If you put ECRI's recession call together with Buffett's once in a generation stock buyback, I think the conclusion is that ECRI is perhaps right, but so is Buffett. Stocks already discount recession and more and are too cheap to sell and cheap enough to buy.

I did notice Buffett said ECRI is wrong (no recession) but ECRI says GE, FDX (both clients) don't get it right on recessions.

Peter Ruh said...

Scott,

Is it possible that the yield curve we should be paying attention to is China, India's and Brazil. Aren't those curves inverted?

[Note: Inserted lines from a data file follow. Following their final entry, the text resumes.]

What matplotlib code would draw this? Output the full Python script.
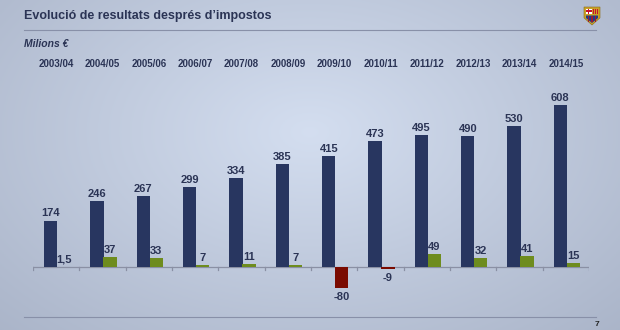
import numpy as np
import matplotlib
matplotlib.use("Agg")
import matplotlib.pyplot as plt
from matplotlib.patches import Rectangle, Polygon

seasons = ["2003/04", "2004/05", "2005/06", "2006/07", "2007/08", "2008/09",
           "2009/10", "2010/11", "2011/12", "2012/13", "2013/14", "2014/15"]
revenue = [174, 246, 267, 299, 334, 385, 415, 473, 495, 490, 530, 608]
profit = [1.5, 37, 33, 7, 11, 7, -80, -9, 49, 32, 41, 15]
profit_labels = ["1,5", "37", "33", "7", "11", "7", "-80", "-9", "49", "32", "41", "15"]

W, H = 620, 330
fig = plt.figure(figsize=(W / 100, H / 100), dpi=100)

# background gradient
bg = fig.add_axes([0, 0, 1, 1])
yy, xx = np.mgrid[0:1:200j, 0:1:300j]
r = np.sqrt(((xx - 0.5) / 0.75) ** 2 + ((yy - 0.4) / 0.9) ** 2)
t = np.clip(r, 0, 1)
c_in = np.array([0.83, 0.87, 0.94])
c_out = np.array([0.66, 0.70, 0.78])
img = c_in[None, None, :] * (1 - t[..., None]) + c_out[None, None, :] * t[..., None]
bg.imshow(img, extent=[0, 1, 0, 1], aspect="auto", origin="upper")
bg.set_xlim(0, 1)
bg.set_ylim(0, 1)
bg.axis("off")

txt = "#2b3455"
font = "Liberation Sans"

def fx(px):
    return px / W

def fy(py):
    return 1 - py / H

fig.text(fx(24), fy(16), "Evolució de resultats després d\u2019impostos", fontsize=9,
         fontweight="bold", color=txt, family=font, va="center", ha="left")
fig.add_artist(plt.Line2D([fx(24), fx(596)], [fy(30), fy(30)], color="#8890a8", lw=0.8))
fig.text(fx(24), fy(44), "Milions \u20ac", fontsize=7.5, fontweight="bold", style="italic",
         color=txt, family=font, va="center", ha="left")
fig.add_artist(plt.Line2D([fx(24), fx(596)], [fy(317), fy(317)], color="#8890a8", lw=0.8))
fig.text(fx(597), fy(325), "7", fontsize=6, fontweight="bold", color="#222", family=font,
         va="center", ha="center")

# logo (simplified crest)
lx, ly, lw, lh = 584, 7, 16, 18
def P(x, y):
    return (fx(lx + x), fy(ly + y))
shield = Polygon([P(0, 0), P(lw, 0), P(lw, lh * 0.6), P(lw / 2, lh), P(0, lh * 0.6)],
                 closed=True, transform=fig.transFigure, facecolor="#c9a227", edgecolor="#8a6a10", lw=0.4)
fig.add_artist(shield)
fig.add_artist(Rectangle(P(1.5, 6.5), fx(6) - fx(0), fy(0) - fy(5), transform=fig.transFigure,
                         facecolor="white", edgecolor="none"))
fig.add_artist(Rectangle(P(4, 6.5), fx(1.2) - fx(0), fy(0) - fy(5), transform=fig.transFigure,
                         facecolor="#c8102e", edgecolor="none"))
fig.add_artist(Rectangle(P(1.5, 4.5), fx(6) - fx(0), fy(0) - fy(1.2), transform=fig.transFigure,
                         facecolor="#c8102e", edgecolor="none"))
for k in range(3):
    fig.add_artist(Rectangle(P(8.5 + k * 2.2, 6.5), fx(1.1) - fx(0), fy(0) - fy(5),
                             transform=fig.transFigure, facecolor="#c8102e", edgecolor="none"))
bottom = Polygon([P(2, 8.5), P(14, 8.5), P(14, 11), P(8, 16), P(2, 11)], closed=True,
                 transform=fig.transFigure, facecolor="#1f3c8a", edgecolor="none")
fig.add_artist(bottom)
for k in range(3):
    fig.add_artist(Rectangle(P(3.5 + k * 3.5, 14.5), fx(1.6) - fx(0), fy(0) - fy(5.5),
                             transform=fig.transFigure, facecolor="#9b1b30", edgecolor="none"))

# main axes
ymin, ymax = -100, 640
pxu = 0.2665
base_from_bottom = H - 267
ax_bottom = base_from_bottom + ymin * pxu
ax_h = (ymax - ymin) * pxu
ax = fig.add_axes([33 / W, ax_bottom / H, 556 / W, ax_h / H])
ax.set_xlim(-0.5, 11.5)
ax.set_ylim(ymin, ymax)
ax.axis("off")

x = np.arange(len(seasons))
bw = 0.285
bx = x - 0.26 + bw / 2
gx = x + 0.02 + bw / 2
ax.bar(bx, revenue, width=bw, color="#283660", edgecolor="none", zorder=3)
gcol = ["#6e8c1e" if v >= 0 else "#7a0a00" for v in profit]
ax.bar(gx, profit, width=bw, color=gcol, edgecolor="none", zorder=3)

ax.axhline(0, color="#8a90a4", lw=0.9, xmin=0, xmax=1, zorder=2)
for b in np.arange(-0.5, 12, 1):
    ax.plot([b, b], [0, -10], color="#8a90a4", lw=0.9, zorder=2)

for xi, v in zip(bx, revenue):
    ax.text(xi, v + 8, str(v), ha="center", va="bottom", fontsize=8, fontweight="bold",
            color=txt, family=font)
for i, (xi, v, lab) in enumerate(zip(gx, profit, profit_labels)):
    if v >= 0:
        ax.text(xi, v + 8, lab, ha="center", va="bottom", fontsize=8, fontweight="bold",
                color=txt, family=font)
    else:
        ax.text(xi, v - 14, lab, ha="center", va="top", fontsize=8, fontweight="bold",
                color=txt, family=font)

for xi, s in zip(x, seasons):
    fig.text(fx(33 + (xi + 0.5) * 556 / 12), fy(64), s, ha="center", va="center",
             fontsize=7, fontweight="bold", color=txt, family=font)

fig.savefig("out.png", dpi=100)
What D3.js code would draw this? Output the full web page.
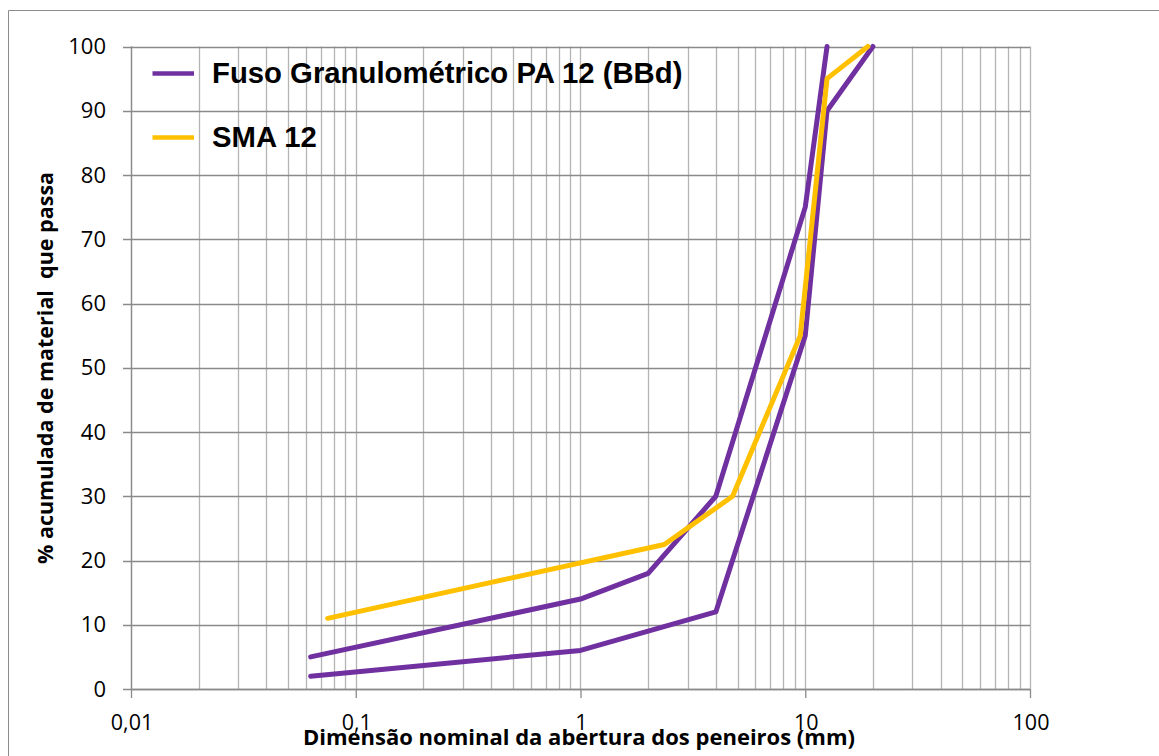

I know Brazil just lowered their rate, which I thought would make the EM's start to perform, but it only lasted one days. China needs to lower rates, but it may be too late. Asian markets are giving up the ghost.


Peter

M Miller said...

Great point on emerging market yield curves. But then lower rates should fix their issues, but not so in the U.S. So following that logic, there is hope for monetary policy in the emerging markets, but not in the U.S. But the emerging markets are where 80% of the future growth is, so I guess that means we have some hope of recovery in the critical emerging markets.

Kenneth said...

How are commodity prices faring and how do they factor into your outlook? You did not mention them as you frequently do despite weakness in some such as copper.